What policymakers and industry should do next
Sanctions are a tactical victory but must be embedded in a broader, multi-pronged strategy:
– Improve real-time financial intelligence-sharing among banks, payment processors and law enforcement to detect and intercept illicit flows before funds are laundered.
– Require greater transparency from social platforms and app stores about high-risk financial products and ad placements, and enforce stronger vetting for apps that handle money.
– Invest in capacity-building for affected countries to strengthen investigations, anti-money-laundering controls and victim assistance programs.
– Prioritise rescue and protection for coerced workers, providing pathways for recovery and witness cooperation without punitive consequences for exploited staff.
– Promote international legal cooperation to close jurisdictional loopholes that let operators hide infrastructure and assets across borders.
For consumers: practical measures
The threat is personal and financial. Scammers intentionally erode skepticism, building rapport and exploiting greed, loneliness and trust in apparently authoritative apps or websites. Consumers should treat unsolicited investment offers and online romance requests with skepticism, verify trading platforms through independent sources, and use two-factor authentication. Fintech providers can play a critical role by flagging suspicious transfers, making recovery easier for defrauded customers, and collaborating with law enforcement to trace and freeze illicit funds.
Conclusion: can sanctions and reforms stop the online scam network?

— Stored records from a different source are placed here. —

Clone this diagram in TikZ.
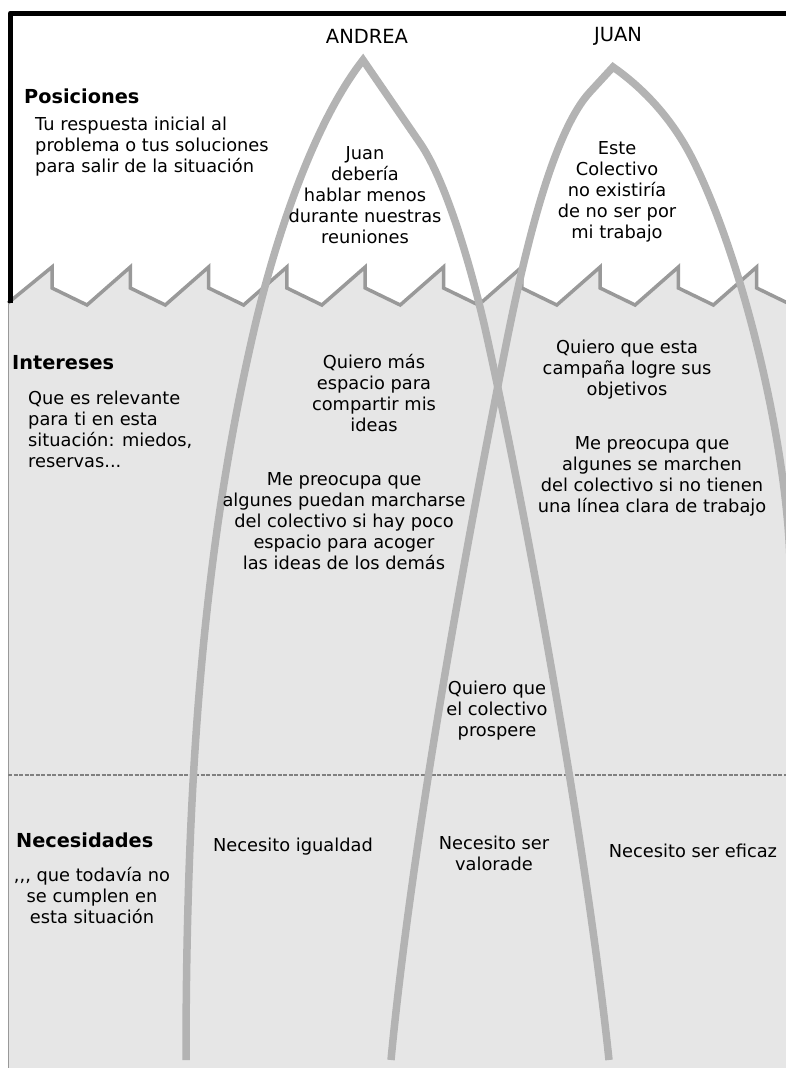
\documentclass[tikz,border=0pt]{standalone}
\usepackage{fontspec}
\setmainfont{DejaVu Sans}
\definecolor{archgray}{HTML}{B3B3B3}
\definecolor{seagray}{HTML}{E6E6E6}
\definecolor{wavegray}{HTML}{999999}
\definecolor{dashgray}{HTML}{808080}
\begin{document}
\begin{tikzpicture}[x=1pt,y=-1pt,
  txt/.style={font=\fontsize{17.8pt}{21pt}\selectfont, inner sep=0pt, align=center},
  lefttxt/.style={txt, align=left, anchor=west},
  nametxt/.style={font=\fontsize{19.5pt}{23pt}\selectfont, inner sep=0pt},
  head/.style={font=\fontsize{19.3pt}{23pt}\selectfont\bfseries, inner sep=0pt, anchor=west},
  arch/.style={draw=archgray, line width=7.5pt, line join=miter, line cap=butt},
  wave/.style={draw=wavegray, line width=3.5pt, line join=miter}]
\useasboundingbox (0,0) rectangle (786,1068);
\begin{scope}
\clip (0,0) rectangle (786,1068);
% sea below the waterline
\fill[seagray] (8,303)
  foreach \t in {52,130.3,208.6,286.9,365.2,443.5,521.8,600.1,678.4,756.7}
  { -- (\t,267) -- (\t,288) -- (\t+35,305) }
  -- (800,305) -- (800,1068) -- (8,1068) -- cycle;
% waterline
\draw[wave] (8,303)
  foreach \t in {52,130.3,208.6,286.9,365.2,443.5,521.8,600.1,678.4,756.7}
  { -- (\t,267) -- (\t,288) -- (\t+35,305) };
% frame
\draw[line width=5pt, line join=round] (10.5,303) -- (10.5,13) -- (800,13);
\draw[wavegray, line width=1.5pt] (8.5,303) -- (8.5,1068);
% boundary between interests and needs
\draw[dashgray, line width=1.2pt, dash pattern=on 4pt off 1.5pt] (8,775) -- (800,775);
% Andrea's iceberg
\draw[arch] (186,1060) .. controls (186,750) and (207.6,530) .. (254,330)
  .. controls (273.7,245) and (312,125) .. (363,60)
  -- (420,143) .. controls (447.5,183) and (473.8,277) .. (487,337)
  .. controls (531,537) and (588,860) .. (609,1060);
% Juan's iceberg
\draw[arch] (391,1060) .. controls (410,860) and (459,580) .. (507,340)
  .. controls (525,250) and (553,132) .. (590,92) -- (613,67)
  .. controls (660,100) and (683,140) .. (693,160)
  .. controls (743,260) and (786,440) .. (790,560);
\end{scope}
% names
\node[nametxt] (andrea) at (367,36) {ANDREA};
\node[nametxt] (juan) at (618,36) {JUAN};
% level headings
\node[head] (pos) at (24,96) {Posiciones};
\node[lefttxt] (posd) at (35,147) {Tu respuesta inicial al\\problema o tus soluciones\\para salir de la situación};
\node[head] (int) at (12,363) {Intereses};
\node[lefttxt] (intd) at (28,429.5) {Que es relevante\\para ti en esta\\situación: miedos,\\reservas...};
\node[head] (nec) at (16,840) {Necesidades};
\node[txt] (necd) at (92,895.5) {{,}{,}{,} que todavía no\\se cumplen en\\esta situación};
% Andrea
\node[txt] (apos) at (365,195.5) {Juan\\debería\\hablar menos\\durante nuestras\\reuniones};
\node[txt] (aint1) at (374,393) {Quiero más\\espacio para\\compartir mis\\ideas};
\node[txt] (aint2) at (344,521) {Me preocupa que\\algunes puedan marcharse\\del colectivo si hay poco\\espacio para acoger\\las ideas de los demás};
\node[txt] (anec) at (293,847) {Necesito igualdad};
% Juan
\node[txt] (jpos) at (617,192) {Este\\Colectivo\\no existiría\\de no ser por\\mi trabajo};
\node[txt] (jint1) at (627,369.5) {Quiero que esta\\campaña logre sus\\objetivos};
\node[txt] (jint2) at (652,476) {Me preocupa que\\algunes se marchen\\del colectivo si no tienen\\una línea clara de trabajo};
\node[txt] (jnec) at (693,851) {Necesito ser eficaz};
% shared
\node[txt] (shint) at (497,711) {Quiero que\\el colectivo\\prospere};
\node[txt] (shnec) at (494,853) {Necesito ser\\valorade};
\end{tikzpicture}
\end{document}
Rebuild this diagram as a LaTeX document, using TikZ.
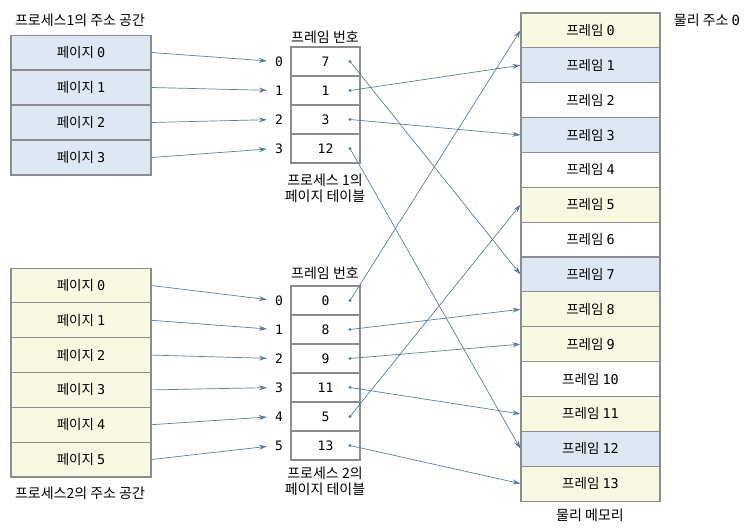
\documentclass[tikz,border=0pt]{standalone}
\usepackage{fontspec}
\setmainfont{Noto Sans CJK KR}
\newfontfamily\monodigits{DejaVu Sans Mono}
\usetikzlibrary{arrows.meta}
\definecolor{pageblue}{HTML}{DEE8F5}
\definecolor{pageyellow}{HTML}{F8F8E3}
\definecolor{boxgray}{HTML}{8C8C8C}
\definecolor{arrowblue}{HTML}{5A7EA2}
\tikzset{
  cell/.style={draw=boxgray, line width=1.1pt, minimum width=140pt, minimum height=34.9pt, inner sep=0pt, font=\fontsize{13.5}{15}\selectfont},
  entry/.style={draw=boxgray, line width=1.1pt, minimum width=69pt, minimum height=29pt, inner sep=0pt, font=\monodigits\fontsize{13}{15}\selectfont},
  idx/.style={inner sep=0pt, font=\monodigits\fontsize{13}{15}\selectfont},
  link/.style={draw=arrowblue, line width=0.7pt, -{Stealth[length=8pt,width=5pt]}},
  caption/.style={font=\fontsize{14}{16}\selectfont, align=center, inner sep=0pt},
}
\begin{document}
\begin{tikzpicture}[x=1pt,y=-1pt]
  \useasboundingbox (0,0) rectangle (750,531);
  % physical memory
  \foreach \c [count=\i from 0] in {pageyellow,pageblue,white,pageblue,white,pageyellow,white,pageblue,pageyellow,pageyellow,white,pageyellow,pageblue,pageyellow}
    \node[cell, fill=\c, minimum width=139pt] (fr\i) at (590.5, 30.43+34.86*\i) {프레임 {\monodigits\i}};
  \node[caption] (addr) at (707,20) {물리 주소 {\monodigits 0}};
  \node[caption] (mem) at (590,515) {물리 메모리};
  % process 1
  \node[caption] (sp1) at (80,20) {프로세스1의 주소 공간};
  \foreach \i in {0,...,3}
    \node[cell, fill=pageblue] (pa\i) at (81, 52.5+35*\i) {페이지 {\monodigits\i}};
  \node[caption] (fn1) at (325,37) {프레임 번호};
  \foreach \v [count=\i from 0] in {7,1,3,12} {
    \node[entry] (ta\i) at (325.5, 61.5+29*\i) {\v};
    \node[idx] (ia\i) at (279, 61.5+29*\i) {\i};
    \coordinate (da\i) at (350, 61.5+29*\i);
    \fill[arrowblue] (da\i) circle (1.6pt);
    \draw[link, shorten >=8pt] (pa\i.east) -- (ia\i.west);
    \draw[link] (da\i) -- (fr\v.west);
  }
  \node[caption] (pt1) at (325,188) {프로세스 1의\\페이지 테이블};
  % process 2
  \foreach \i in {0,...,5}
    \node[cell, fill=pageyellow] (pb\i) at (81, 285.5+34.8*\i) {페이지 {\monodigits\i}};
  \node[caption] (sp2) at (80,493) {프로세스2의 주소 공간};
  \node[caption] (fn2) at (325,273) {프레임 번호};
  \foreach \v [count=\i from 0] in {0,8,9,11,5,13} {
    \node[entry] (tb\i) at (325.5, 300.5+29*\i) {\v};
    \node[idx] (ib\i) at (279, 300.5+29*\i) {\i};
    \coordinate (db\i) at (350, 300.5+29*\i);
    \fill[arrowblue] (db\i) circle (1.6pt);
    \draw[link, shorten >=8pt] (pb\i.east) -- (ib\i.west);
    \draw[link] (db\i) -- (fr\v.west);
  }
  \node[caption] (pt2) at (325,481) {프로세스 2의\\페이지 테이블};
\end{tikzpicture}
\end{document}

Sanctions disrupt infrastructure, stigmatise enablers and raise the risks for those who profit from fraud. Yet history shows determined criminal networks adapt quickly. The core challenge is systemic: aligning incentives and responses from banks, platforms and governments worldwide to act faster and more cohesively than the offenders. As regulators sharpen legal tools and technologists harden systems, the true measure of success will be the reduction in human harm. Whether the current crackdown curtails this online scam network at scale or merely triggers a new wave of adaptive schemes will depend on the coordination and sustained commitment of policymakers, industry and international partners in the months ahead.